Like many financial-services firms located in high-cost city centers, Townsend Analytics suffers from a lack of space. When it comes to managing computing hardware in the firm's high-density data center, Jon Akeson, a procurement evaluator at the company, says Townsend is "squeezing as many pieces of computer equipment as we can in a small area. It's something we try to maximize."

So when hardware manufacturers started announcing blade equipment solutions, designed to improve server density, Akeson says, "We were pretty excited about it, and we looked at several blade products." The "phenomenal advantages" of blade computing would allow Townsend to "double the amount of servers in a given space," Akeson says.

The Challenge
The need to jam more computing power into less space has firms scrambling to manage their data centers. Blade computing, a form of stacking servers and sharing common components, can help. But implementing them is no slam dunk.

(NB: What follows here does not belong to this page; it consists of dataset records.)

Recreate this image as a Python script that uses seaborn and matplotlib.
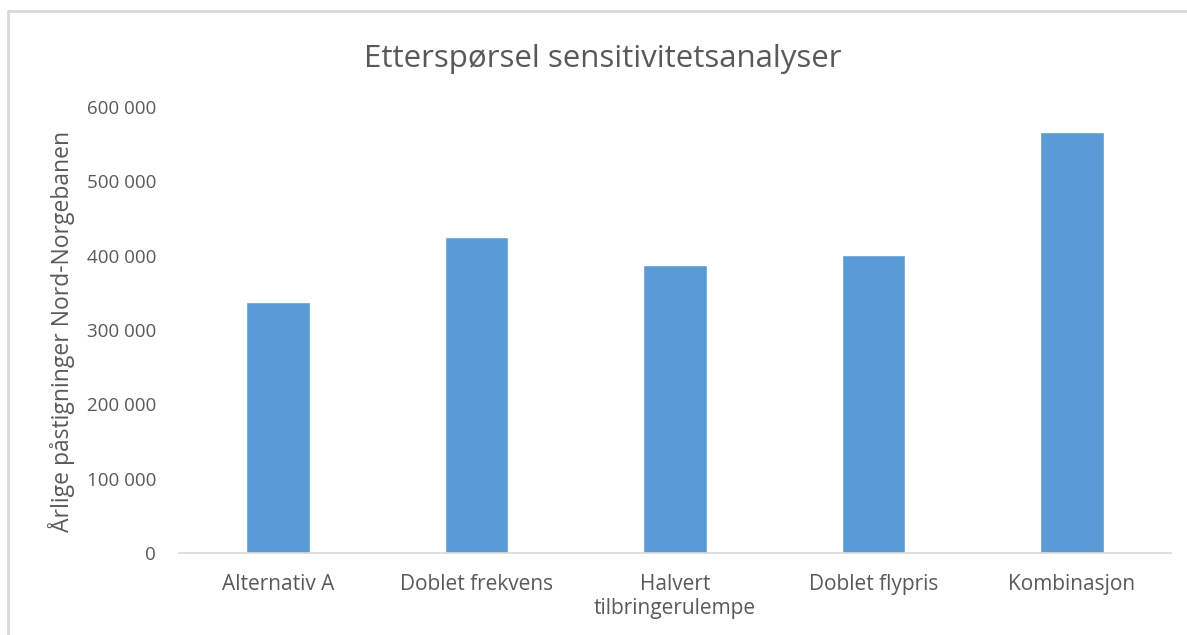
import matplotlib
matplotlib.use("Agg")
import matplotlib.pyplot as plt
import seaborn as sns
import pandas as pd
from matplotlib.lines import Line2D
from matplotlib.ticker import FuncFormatter

categories = ["Alternativ A", "Doblet frekvens", "Halvert\ntilbringerulempe", "Doblet flypris", "Kombinasjon"]
values = [338000, 425000, 387000, 401000, 567000]
yticks = [0, 100000, 200000, 300000, 400000, 500000, 600000]

sns.set_theme(style="white")
plt.rcParams['font.family'] = ['Open Sans', 'DejaVu Sans']

df = pd.DataFrame({"cat": categories, "val": values})

fig = plt.figure(figsize=(11.87, 6.35), dpi=100)
ax = fig.add_axes([179/1187, 1-553/635, (1171-179)/1187, (553-107)/635])

sns.barplot(data=df, x="cat", y="val", color="#5B9BD5", width=0.32, saturation=1, ax=ax)

ax.set_ylim(0, 600000)
ax.set_xlim(-0.5, 4.5)
ax.set_yticks(yticks)
ax.yaxis.set_major_formatter(FuncFormatter(lambda v, p: f"{int(v):,}".replace(",", " ")))
for s in ["top", "right", "left"]:
    ax.spines[s].set_visible(False)
ax.spines["bottom"].set_color("#d9d9d9")
ax.spines["bottom"].set_linewidth(1.2)
ax.tick_params(axis="y", length=0, colors="#595959", labelsize=13.5, pad=16.5)
ax.tick_params(axis="x", length=0, colors="#595959", labelsize=15, pad=15)
ax.set_xlabel("")
ax.set_ylabel("Årlige påstigninger Nord-Norgebanen", color="#595959", fontsize=16.5)
ax.yaxis.set_label_coords((75-179)/992, 0.497)
ax.grid(False)

fig.text(603/1187, 1-67/635, "Etterspørsel sensitivitetsanalyser", ha="center", va="baseline",
         fontsize=22.5, color="#595959")

# chart frame
fig.add_artist(Line2D([8/1187, 1], [1-11/635, 1-11/635], color="#d9d9d9", lw=2, transform=fig.transFigure))
fig.add_artist(Line2D([8/1187, 8/1187], [0, 1-11/635], color="#d9d9d9", lw=2, transform=fig.transFigure))

fig.savefig("out.png", dpi=100, facecolor="white")
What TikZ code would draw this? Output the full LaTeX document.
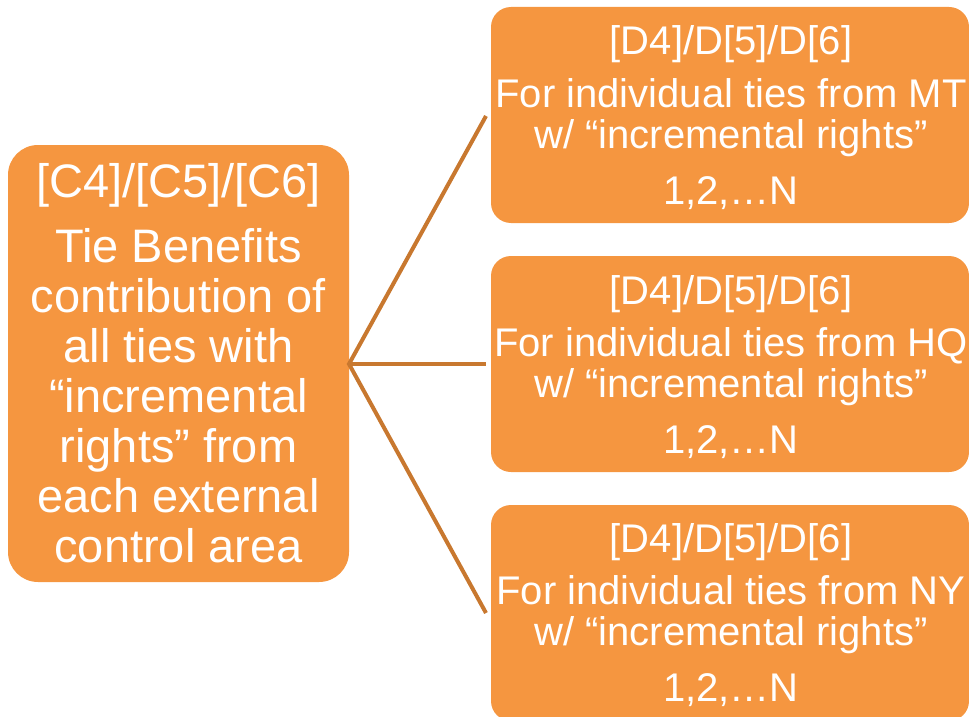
\documentclass[tikz,border=0pt]{standalone}
\usepackage{fontspec}
\setmainfont{Liberation Sans}
\definecolor{boxfill}{HTML}{F59640}
\definecolor{linkcol}{HTML}{C8782F}
\begin{document}
\begin{tikzpicture}[x=1pt,y=-1pt,
  box/.style={fill=boxfill, draw=none, inner sep=0pt, outer sep=0pt, anchor=north west},
  bigbox/.style={box, rounded corners=30pt, minimum width=341pt, minimum height=437pt},
  smallbox/.style={box, rounded corners=20pt, minimum width=478pt, minimum height=216pt},
  ltxt/.style={anchor=base, inner sep=0pt, text=white, font=\fontsize{47}{50}\selectfont},
  rtxt/.style={anchor=base, inner sep=0pt, text=white, font=\fontsize{40}{44}\selectfont},
  link/.style={draw=linkcol, line width=4pt}]
\useasboundingbox (0,0) rectangle (969,717);
% boxes
\node[bigbox] (L) at (8,145) {};
\node[smallbox] (R1) at (491,7) {};
\node[smallbox] (R2) at (491,256) {};
\node[smallbox] (R3) at (491,505) {};
% left text
\node[ltxt] (l0) at (178.5,197) {[C4]/[C5]/[C6]};
\node[ltxt] (l1) at (178.5,262) {Tie Benefits};
\node[ltxt] (l2) at (178.5,312) {contribution of};
\node[ltxt] (l3) at (178.5,362) {all ties with};
\node[ltxt] (l4) at (178.5,412) {“incremental};
\node[ltxt] (l5) at (178.5,462) {rights” from};
\node[ltxt] (l6) at (178.5,512) {each external};
\node[ltxt] (l7) at (178.5,562) {control area};
% right texts
\foreach \n/\dy/\src in {1/0/MT, 2/249/HQ, 3/497/NY}{
  \node[rtxt] (h\n) at (731,55+\dy) {[D4]/D[5]/D[6]};
  \node[rtxt] (f\n) at (731,107+\dy) {For individual ties from \src};
  \node[rtxt] (w\n) at (731,148+\dy) {w/ “incremental rights”};
  \node[rtxt] (n\n) at (731,204+\dy) {1,2,…N};
}
% connectors
\coordinate (hub) at (349,364);
\coordinate (e1) at (486,116);
\coordinate (e2) at (486,364);
\coordinate (e3) at (486,613);
\draw[link] (e1) -- (hub) -- (e3);
\draw[link] (hub) -- (e2);
\end{tikzpicture}
\end{document}
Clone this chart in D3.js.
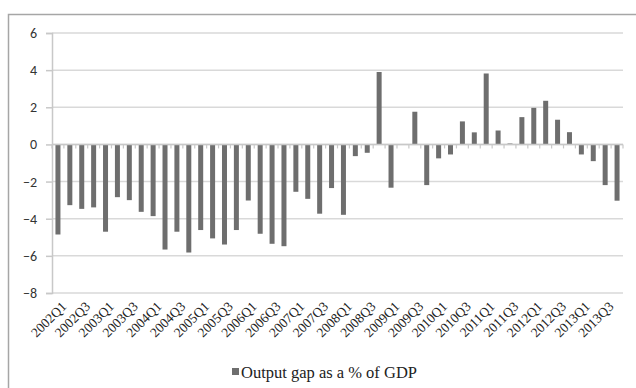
<!DOCTYPE html>
<html><head><meta charset="utf-8">
<script src="https://cdn.jsdelivr.net/npm/d3@7"></script>
<style>
html,body{margin:0;padding:0;background:#fff;}
svg{display:block;}
</style></head>
<body>
<svg id="chart" width="636" height="388"></svg>
<script>
const quarters = [];
for (let yr = 2002; yr <= 2013; yr++) for (let q = 1; q <= 4; q++) quarters.push(yr + "Q" + q);
const outputGap = [
  -4.85, -3.27, -3.47, -3.39,
  -4.70, -2.84, -3.00, -3.63,
  -3.86, -5.66, -4.70, -5.82,
  -4.61, -5.06, -5.39, -4.61,
  -3.02, -4.81, -5.35, -5.48,
  -2.55, -2.93, -3.73, -2.35,
  -3.79, -0.63, -0.45, 3.90,
  -2.33, 0.00, 1.76, -2.19,
  -0.75, -0.54, 1.24, 0.65,
  3.82, 0.75, 0.05, 1.47,
  1.97, 2.35, 1.33, 0.66,
  -0.54, -0.90, -2.19, -3.03
];
const yTicks = [-8, -6, -4, -2, 0, 2, 4, 6];
const xTickLabels = quarters.filter((d, i) => i % 2 === 0);
const seriesName = "Output gap as a % of GDP";

const svg = d3.select("#chart");
const plotLeft = 52, plotRight = 623, plotTop = 33, plotBottom = 293;

// outer frame
svg.append("rect").attr("x", 8.5).attr("y", 14.5).attr("width", 700).attr("height", 500)
  .attr("fill", "none").attr("stroke", "#a6a6a6").attr("stroke-width", 1.5);

const x = d3.scaleBand().domain(quarters).range([plotLeft, plotRight]).paddingInner(0.58).paddingOuter(0.29);
const y = d3.scaleLinear().domain([-8, 6]).range([plotBottom, plotTop]);

// gridlines
svg.append("g").selectAll("line").data(yTicks).join("line")
  .attr("x1", plotLeft).attr("x2", plotRight)
  .attr("y1", d => y(d)).attr("y2", d => y(d))
  .attr("stroke", "#d9d9d9").attr("stroke-width", 1.5);

// y axis
const yAxis = svg.append("g").attr("transform", `translate(${plotLeft},0)`)
  .call(d3.axisLeft(y).tickValues(yTicks).tickSize(6).tickPadding(9).tickFormat(d3.format("d")));
yAxis.select(".domain").attr("stroke", "#c8c8c8").attr("stroke-width", 1.5);
yAxis.selectAll(".tick line").attr("stroke", "#c8c8c8").attr("stroke-width", 1.5);
yAxis.selectAll(".tick text").attr("fill", "#333")
  .style("font-family", "Carlito, 'Liberation Sans', 'DejaVu Sans', sans-serif").style("font-size", "14px");

// bars
svg.append("g").selectAll("rect").data(quarters).join("rect")
  .attr("x", d => x(d))
  .attr("width", x.bandwidth())
  .attr("y", (d, i) => y(Math.max(0, outputGap[i])))
  .attr("height", (d, i) => Math.abs(y(outputGap[i]) - y(0)))
  .attr("fill", "#6e6e6e");

// x axis line at zero with minor ticks at category boundaries
const step = x.step();
const boundaries = quarters.map(d => x(d) - step * 0.29).concat([plotRight]);
const zeroG = svg.append("g");
zeroG.selectAll("line.mt").data(boundaries).join("line").attr("class", "mt")
  .attr("x1", d => d).attr("x2", d => d).attr("y1", y(0)).attr("y2", y(0) + 4)
  .attr("stroke", "#c8c8c8").attr("stroke-width", 1.2);
zeroG.append("line").attr("x1", plotLeft).attr("x2", plotRight).attr("y1", y(0)).attr("y2", y(0))
  .attr("stroke", "#c8c8c8").attr("stroke-width", 1.5);

// x tick labels (low position)
const xAxis = svg.append("g").attr("transform", `translate(0,${plotBottom + 11})`)
  .call(d3.axisBottom(x).tickValues(xTickLabels).tickSize(0).tickPadding(0));
xAxis.select(".domain").remove();
xAxis.selectAll(".tick text")
  .attr("text-anchor", "end")
  .attr("dy", "0.35em")
  .attr("transform", "translate(6,0) rotate(-45)")
  .attr("fill", "#222")
  .style("font-family", "'Liberation Serif', 'Times New Roman', serif").style("font-size", "13.5px");

// legend
const lg = svg.append("g");
lg.append("text").attr("x", 241).attr("y", 378)
  .attr("fill", "#222")
  .style("font-family", "'Liberation Serif', 'Times New Roman', serif").style("font-size", "16.5px")
  .text(seriesName);
lg.append("rect").attr("x", 232).attr("y", 368).attr("width", 7).attr("height", 7).attr("fill", "#6e6e6e");
</script>
</body></html>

Once Akeson entered the testing phase and closely examined the different product lines, however, he found that deploying blade technology wasn't as simple as it sounded. In fact, it required "costly changes" to the power-distribution infrastructure and mandated that the firm add some networking equipment.

While Townsend bit the bullet and spent the money, Akeson points out that blades have to make your management of servers easier in order to be an advantage. "We feel it may result in a decrease in the cost of ownership in the long run, but initial problems make it impossible to just roll them into production without some extra expenditure," he says.